I think I might have inhaled the divine.  I can feeling it in my bloodstream; I can hear it in the pumping of the bass line and the pauses in the music notes.  I feel the divine flowing in me.

Wednesday, April 3, 2013

Silence that Soars.

It's funny
the lyrics of my own
that flow
to my lips
when there is nothing
but silence infiltrating my ears.

Giving space for growth, making room for acceptance of the changes.

This past weekend, I made the time to be quiet with my own self.  Worries and unresolved issues bubbled up and I had a space to dwell on it rather than plugging into my Ipod or chatting with someone about something irrelevant.  It is a rare occasion when I have nothing scheduled ON PURPOSE.  It felt delicious; I was anxious that it wouldn't be as satisfying as it was.  I often find myself filling my schedule not necessarily because I want it that full but because I want to keep moving rather than reflecting.  It's easy to avoid meditation when you aren't ready to hear what your soul needs to tell you, or what God needs to tell you.

So simple it is to slip into self ignorance; the journal gathers dust as I spend my extra time watching a TV show, picking up extra tasks, or spending all my extra time around people.  What do you find yourself doing to avoid listening to yourself and God?  Try as hard as I might to be in touch with my feelings, I watch myself distracting rather than focusing.
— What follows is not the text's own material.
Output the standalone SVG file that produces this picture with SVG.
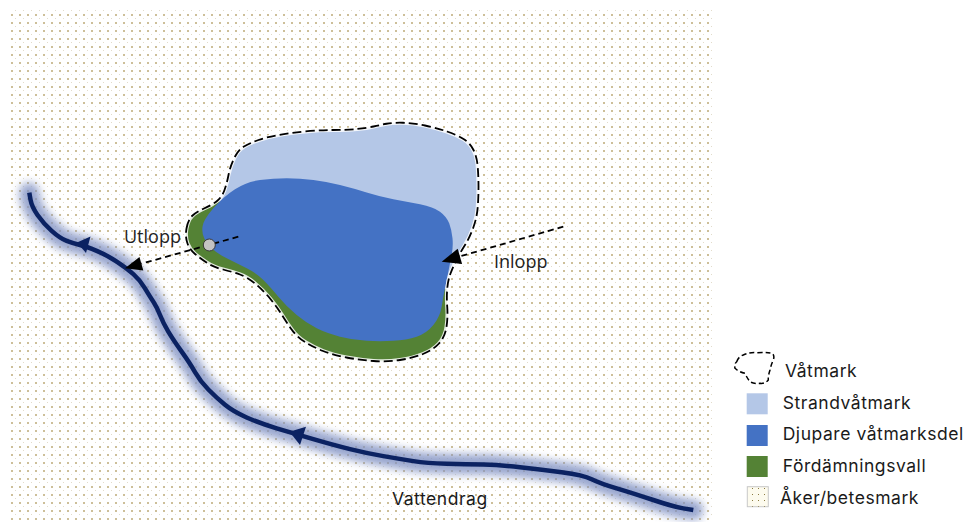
<svg xmlns="http://www.w3.org/2000/svg" width="967" height="522" viewBox="0 0 967 522">
  <style>
    .label { font-family: "Open Sans", "Noto Sans", sans-serif; font-size: 18px; fill: #222; }
    .legend { font-family: Inter, "Liberation Sans", sans-serif; font-size: 17.5px; letter-spacing: 0.55px; fill: #1a1a1a; }
    .boundary { fill: none; stroke: #000; stroke-width: 1.8; stroke-dasharray: 9 4; stroke-linejoin: round; }
    .halo { fill: none; stroke: #fff; stroke-width: 4; stroke-opacity: 0.85; stroke-linejoin: round; }
    .flow { fill: none; stroke: #000; stroke-width: 1.8; stroke-dasharray: 6 4; }
    .stream { fill: none; stroke: #0b2262; stroke-width: 4.5; stroke-linejoin: round; }
    .streamglow { fill: none; stroke: #7f90c2; stroke-width: 20; stroke-linejoin: round; stroke-linecap: round; opacity: 0.8; }
  </style>
  <defs>
    <pattern id="dots" patternUnits="userSpaceOnUse" x="0" y="0" width="8" height="8">
      <rect x="3" y="6" width="2" height="2" fill="#cdbf99"/>
      <rect x="7" y="2" width="1" height="1" fill="#e2dccb"/>
    </pattern>
    <pattern id="dotsSmall" patternUnits="userSpaceOnUse" x="0" y="0" width="6" height="6">
      <rect x="2" y="2" width="1" height="1" fill="#8a7a40"/>
    </pattern>
    <filter id="blur" x="-10%" y="-10%" width="120%" height="120%">
      <feGaussianBlur stdDeviation="4.5"/>
    </filter>
    <path id="streamPath" d="M29.3,192.7 L30.5,199.7 Q31.7,206.7 37.5,215 Q43.3,223.3 51.65,230.8 Q60,238.3 66.65,240.8 Q73.3,243.3 80,245 Q86.7,246.7 96.7,250.85 Q106.7,255 116.7,261.65 Q126.7,268.3 133.35,274.15 Q140,280 145,288.35 Q150,296.7 153.35,301.7 Q156.7,306.7 160,315 Q163.3,323.3 168.3,331.65 Q173.3,340 181.65,351.65 Q190,363.3 195,372.15 Q200,381 208.35,389.5 Q216.7,398 225,404.85 Q233.3,411.7 246.65,417.5 Q260,423.3 276.65,428.3 Q293.3,433.3 313.3,439.15 Q333.3,445 350,449.15 Q366.7,453.3 383.35,456.15 Q400,459 413.35,461.15 Q426.7,463.3 446.7,463.65 Q466.7,464 483.35,464.5 Q500,465 520,467.15 Q540,469.3 561.65,472.15 Q583.3,475 591.65,479.15 Q600,483.3 616.65,488.3 Q633.3,493.3 653.3,500 Q673.3,506.7 683.3,508.35 L693.3,510"/>
    <path id="wetlandOutline" d="M186.5,228.5 Q188,220 192,216 Q196,212 204,208.5 Q212,205 217,201 Q222,197 224.5,190 Q227,183 228.5,175 Q230,167 234,158.5 Q238,150 244,146.5 Q250,143 258.5,140 Q267,137 278.5,135 Q290,133 305,131.5 Q320,130 333.5,130 Q347,130 357,129 Q367,128 373.5,126.5 Q380,125 386.5,123.75 Q393,122.5 403,122.75 Q413,123 425,125.5 Q437,128 447,131.5 Q457,135 463.5,139 Q470,143 473.5,150 Q477,157 477.75,167 Q478.5,177 478.5,187 Q478.5,197 477.75,207 Q477,217 473.5,227 Q470,237 465,245 Q460,253 456.5,260 Q453,267 450.5,273.5 Q448,280 447.25,288.5 Q446.5,297 447.25,307 Q448,317 446.5,327 Q445,337 439,343.5 Q433,350 423,354 Q413,358 400,360 Q387,362 373.5,361 Q360,360 346.5,357.5 Q333,355 323,351 Q313,347 305,342 Q297,337 292,330 Q287,323 282,315 Q277,307 270,298.5 Q263,290 255,283.5 Q247,277 240,274.5 Q233,272 223,269.5 Q213,267 206.5,262.5 Q200,258 195,254 Q190,250 187.5,243.5 Q185,237 186.5,228.5 Z"/>
  </defs>

  <!-- field background -->
  <rect id="field" x="8" y="10" width="704" height="512" fill="url(#dots)"/>

  <!-- labels under the wetland -->
  <g id="label-utlopp"><text class="label" x="124" y="243">Utlopp</text></g>
  <g id="label-inlopp"><text class="label" x="494" y="268">Inlopp</text></g>

  <!-- stream -->
  <g id="stream">
    <use href="#streamPath" class="streamglow" filter="url(#blur)"/>
    <use href="#streamPath" class="stream"/>
    <polygon points="77,242.5 90.5,236.5 86,253" fill="#0b2262"/>
    <polygon points="289.5,431.7 306,426.7 300,445" fill="#0b2262"/>
    <text class="legend" x="392" y="505">Vattendrag</text>
  </g>

  <!-- wetland -->
  <g id="wetland">
    <use href="#wetlandOutline" fill="#b4c7e7"/>
    <path id="dam" fill="#548235" d="M447.25,288.5 Q446.5,297 447.25,307 Q448,317 446.5,327 Q445,337 439,343.5 Q433,350 423,354 Q413,358 400,360 Q387,362 373.5,361 Q360,360 346.5,357.5 Q333,355 323,351 Q313,347 305,342 Q297,337 292,330 Q287,323 282,315 Q277,307 270,298.5 Q263,290 255,283.5 Q247,277 240,274.5 Q233,272 223,269.5 Q213,267 206.5,262.5 Q200,258 195,254 Q190,250 187.5,243.5 Q185,237 186.5,228.5 Q188,220 192,216 Q196,212 204,208.5 Q212,205 217,201 L232,205 L260,250 L330,320 L420,320 L440,290 Z"/>
    <path id="deep" fill="#4472c4" d="M202.5,226.65 Q203.3,220 213.3,208.35 Q223.3,196.7 235,189.2 Q246.7,181.7 260,180 Q273.3,178.3 286.65,178.3 Q300,178.3 313.35,180 Q326.7,181.7 340,185 Q353.3,188.3 366.65,192.5 Q380,196.7 393.35,199.2 Q406.7,201.7 420,204.2 Q433.3,206.7 440,211.7 Q446.7,216.7 449.2,223.35 Q451.7,230 452.5,238.35 Q453.3,246.7 451.65,255 Q450,263.3 448.35,271.65 Q446.7,280 445,288.35 Q443.3,296.7 441.65,306.7 Q440,316.7 433.35,325 Q426.7,333.3 416.7,336.65 Q406.7,340 393.35,340.85 Q380,341.7 366.65,340.85 Q353.3,340 340,336.65 Q326.7,333.3 316.7,328.3 Q306.7,323.3 296.7,315 Q286.7,306.7 278.35,296.7 Q270,286.7 263.35,280 Q256.7,273.3 246.7,268.3 Q236.7,263.3 226.7,258.3 Q216.7,253.3 211.7,248.3 Q206.7,243.3 204.2,238.3 Q201.7,233.3 202.5,226.65 Z"/>
    <use href="#wetlandOutline" class="halo"/>
    <use href="#wetlandOutline" class="boundary"/>
  </g>

  <!-- inflow and outflow connectors -->
  <g id="connectors">
    <line class="flow" x1="238.3" y1="236.7" x2="141.4" y2="263.7"/>
    <polygon points="125,268.3 143.3,270.4 139.5,257" fill="#000"/>
    <line class="flow" x1="563.3" y1="226.7" x2="459.9" y2="256.4"/>
    <polygon points="441.7,261.7 462.1,264.1 457.7,248.7" fill="#000"/>
  </g>
  <g id="outlet"><circle cx="209.3" cy="245" r="6" fill="#c4c4c4" stroke="#3a3a3a" stroke-width="1"/></g>

  <!-- legend -->
  <g id="legend">
    <g id="legend-vatmark">
      <path d="M736.7,361.7 Q739,356 743.3,355 Q750,352 756.7,352.7 Q765,352 771.7,353.3 Q775,355 773.3,360 Q771,365 770,370 Q768,376 768.3,380 Q765,384 760,383.3 Q754,384 750,381.7 Q747,378 745,373.3 Q739,372 735,368.3 Q734,364 736.7,361.7 Z" fill="none" stroke="#000" stroke-width="1.5" stroke-dasharray="5 3"/>
      <text class="legend" x="785" y="377">Våtmark</text>
    </g>
    <g id="legend-strand">
      <rect x="746.7" y="393.3" width="21" height="21" fill="#b4c7e7"/>
      <text class="legend" x="782.7" y="408.5">Strandvåtmark</text>
    </g>
    <g id="legend-deep">
      <rect x="746.7" y="425" width="21" height="21" fill="#4472c4"/>
      <text class="legend" x="782.7" y="440">Djupare våtmarksdel</text>
    </g>
    <g id="legend-dam">
      <rect x="746.7" y="456" width="21" height="21" fill="#548235"/>
      <text class="legend" x="782.7" y="471.7">Fördämningsvall</text>
    </g>
    <g id="legend-field">
      <rect x="747.3" y="486.7" width="21" height="20" fill="#fdfbee" stroke="#c8c8c8" stroke-width="1"/>
      <rect x="747.3" y="486.7" width="21" height="20" fill="url(#dotsSmall)"/>
      <text class="legend" x="780" y="504">Åker/betesmark</text>
    </g>
  </g>
</svg>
I gave myself some space this weekend and repercussions of this self-reflection time are strength and genuine laughs when I got back into the swing of my daily life as a student, barista, leader, and friend.  I've felt more energy these past days than I have in the last few months (probably also has to do with the amazing amount of sleep I got this weekend).

Mantra for this week:
My foundation is love and with that love, I am kind to myself and the needs of my soul.
My heart is my own, right here in my chest.  It stays with me and I can give it freely yet wisely.